Last week I spoke about Writer’s Inertia, that general malaise we all sometimes feel, whether it’s when we’re procrastinating, or facing a blank page, our story board, or blog. It’s the feeling of knowing we should write but maybe not what to write or how to write it, or even perhaps how to start. Our minds when in the state of inertia are at one of two extremes, either crazy busy with random thoughts zinging through disturbing our focus, or terrifyingly blank.
To overcome either type of Writer’s Inertia, I suggest making a plan. Kristen Lamb wrote a post Stress Less, Write More about overcoming procrastination and sitting down at the computer. It’s a great post and she recommends the book Eat That Frog—21 Ways to Stop Procrastinating and Get More Done in Less Time by Brian Tracey. Well, I bought the book and haven’t finished it yet (am I procrastinating?), but so far I’ve gotten some good tips. I’d recommend it.
That post was my jumping off point for dealing with my Writer’s Inertia. I believe it’s slightly different than procrastinating, because I had no trouble getting my butt into my desk chair (well, not much anyway) . But once I got to my chair, then I started to have my problems. So what was I going to do? Here’s some of the ideas that I’ve found (both from the book and from online sources) that are helping me.
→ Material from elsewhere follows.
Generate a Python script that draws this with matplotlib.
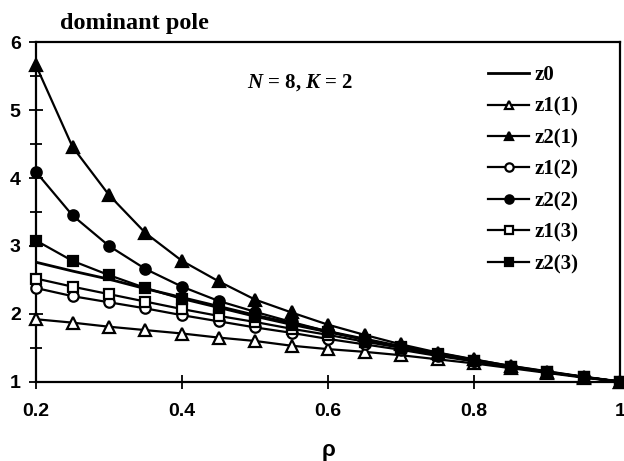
import matplotlib
matplotlib.use("Agg")
import matplotlib.pyplot as plt
from matplotlib.ticker import MultipleLocator, FuncFormatter

plt.rcParams["mathtext.fontset"] = "custom"
plt.rcParams["mathtext.it"] = "Liberation Serif:bold:italic"
plt.rcParams["mathtext.rm"] = "Liberation Serif:bold"

rho = [0.2, 0.25, 0.3, 0.35, 0.4, 0.45, 0.5, 0.55, 0.6, 0.65, 0.7, 0.75, 0.8, 0.85, 0.9, 0.95, 1.0]

z0   = [2.76, 2.63, 2.51, 2.37, 2.24, 2.11, 1.98, 1.86, 1.74, 1.63, 1.52, 1.42, 1.32, 1.23, 1.15, 1.07, 1.00]
z1_1 = [1.92, 1.87, 1.81, 1.76, 1.71, 1.65, 1.60, 1.53, 1.48, 1.44, 1.39, 1.33, 1.27, 1.20, 1.13, 1.06, 1.00]
z2_1 = [5.66, 4.46, 3.75, 3.19, 2.78, 2.48, 2.21, 2.02, 1.84, 1.69, 1.55, 1.43, 1.33, 1.23, 1.15, 1.07, 1.00]
z1_2 = [2.38, 2.26, 2.17, 2.08, 1.98, 1.89, 1.80, 1.72, 1.63, 1.55, 1.47, 1.38, 1.30, 1.22, 1.14, 1.07, 1.00]
z2_2 = [4.09, 3.45, 3.00, 2.66, 2.40, 2.19, 2.03, 1.88, 1.74, 1.62, 1.50, 1.40, 1.30, 1.22, 1.14, 1.07, 1.00]
z1_3 = [2.52, 2.40, 2.29, 2.18, 2.07, 1.97, 1.88, 1.78, 1.69, 1.59, 1.50, 1.40, 1.31, 1.22, 1.14, 1.07, 1.00]
z2_3 = [3.08, 2.78, 2.57, 2.38, 2.22, 2.09, 1.96, 1.84, 1.73, 1.62, 1.51, 1.41, 1.31, 1.22, 1.14, 1.07, 1.00]

labels = ["z0", "z1(1)", "z2(1)", "z1(2)", "z2(2)", "z1(3)", "z2(3)"]
series = [z0, z1_1, z2_1, z1_2, z2_2, z1_3, z2_3]
markers = [None, "^", "^", "o", "o", "s", "s"]
filled = [True, False, True, False, True, False, True]
msizes = [0, 8, 8, 7.5, 7.5, 7, 7]

fig = plt.figure(figsize=(6.24, 4.61), dpi=100)
W, H = 624, 461
left, right, top, bottom = 36, 620, 42.3, 381.7
ax = fig.add_axes([left / W, 1 - bottom / H, (right - left) / W, (bottom - top) / H])

for lab, ys, m, f, ms in zip(labels, series, markers, filled, msizes):
    if m is None:
        ax.plot(rho, ys, color="black", lw=2.0, label=lab, zorder=3)
    else:
        ax.plot(rho, ys, color="black", lw=1.6, marker=m, markersize=ms,
                markerfacecolor="black" if f else "white",
                markeredgecolor="black", markeredgewidth=1.6, label=lab,
                clip_on=False, zorder=3)

ax.set_xlim(0.2, 1.0)
ax.set_ylim(1, 6)
ax.xaxis.set_major_locator(MultipleLocator(0.2))
ax.yaxis.set_major_locator(MultipleLocator(1))
ax.yaxis.set_minor_locator(MultipleLocator(0.5))
ax.tick_params(axis="both", which="major", direction="inout", length=10, width=1.3,
               top=False, right=False)
ax.tick_params(axis="y", which="minor", direction="inout", length=8, width=1.3, right=False)
ax.tick_params(axis="x", pad=10)
ax.tick_params(axis="y", pad=6)
ax.xaxis.set_major_formatter(FuncFormatter(lambda v, p: "%g" % v))
for t in ax.get_xticklabels() + ax.get_yticklabels():
    t.set_fontfamily("Liberation Sans")
    t.set_fontweight("bold")
    t.set_fontsize(14)
for sp in ax.spines.values():
    sp.set_linewidth(1.6)

fig.text(60 / W, 1 - 23 / H, "dominant pole", family="Liberation Serif", weight="bold",
         fontsize=17.5, ha="left", va="center")
fig.text(300 / W, 1 - 83 / H, "$N$ = 8, $K$ = 2",
         family="Liberation Serif", weight="bold", fontsize=15, ha="center", va="center")
fig.text(329 / W, 1 - 450 / H, "ρ", family="Liberation Sans", weight="bold",
         fontsize=16, ha="center", va="center")

leg = ax.legend(loc="upper left", bbox_to_anchor=((480 - left) / (right - left), (bottom - 57) / (bottom - top)),
                frameon=False, prop={"family": "Liberation Serif", "weight": "bold", "size": 15},
                handlelength=1.95, handletextpad=0.28, labelspacing=0.55, borderaxespad=0,
                markerscale=0.8)

fig.savefig("out.png", dpi=100)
Make a plan for your day. (From the book) Either the night before or when you first start your day, make a To Do List of all the things you need to get done. Make sure you schedule in your writing time. Then focus on one thing at a time until you can make your way through your list. The reason this helped me was because it helped quiet my brain. I had written down everything I needed to do, so my brain no longer needed to shout out reminders like a kid with tourette’s. I could start to focus on the page in front of me.
But… Now my brain was blank. Without the craziness, I realized my creativity had been shoved aside by my logical side in order to get things done. Now that the logical side could take a break (because of my list), my creativity should have been rejoicing and spewing story scenes at me. Right?
Wrong. But I remembered a post written by Rachel Aaron on How I Went from Writing 2000 to 10000 Words a Day (A must-read!). Ms Aaron states that in order to increase your word count (mine from zero to something), you must Know What You’re Going To Write. In other words… Make a plan for your writing session.
Take a few minutes and map out the scene that you’re going to write next. Even if you’re a pantser, take a few minutes and figure out what you’re going to write next. I promise you, you’ll write faster and more, because you won’t have to pause and try to figure out where you’re going next or why your character decided to pick up the axe and hack at the kitchen table (oh? Only my character?).
Making these two plans each day has improved my writing (just word count unfortunately) and helped me organize my days and my life. Try it. What can it hurt?
Do you make lists or plans for your day? Do you plan your writing session or do you run with whatever idea is in your head? How do you combat Writer’s Inertia?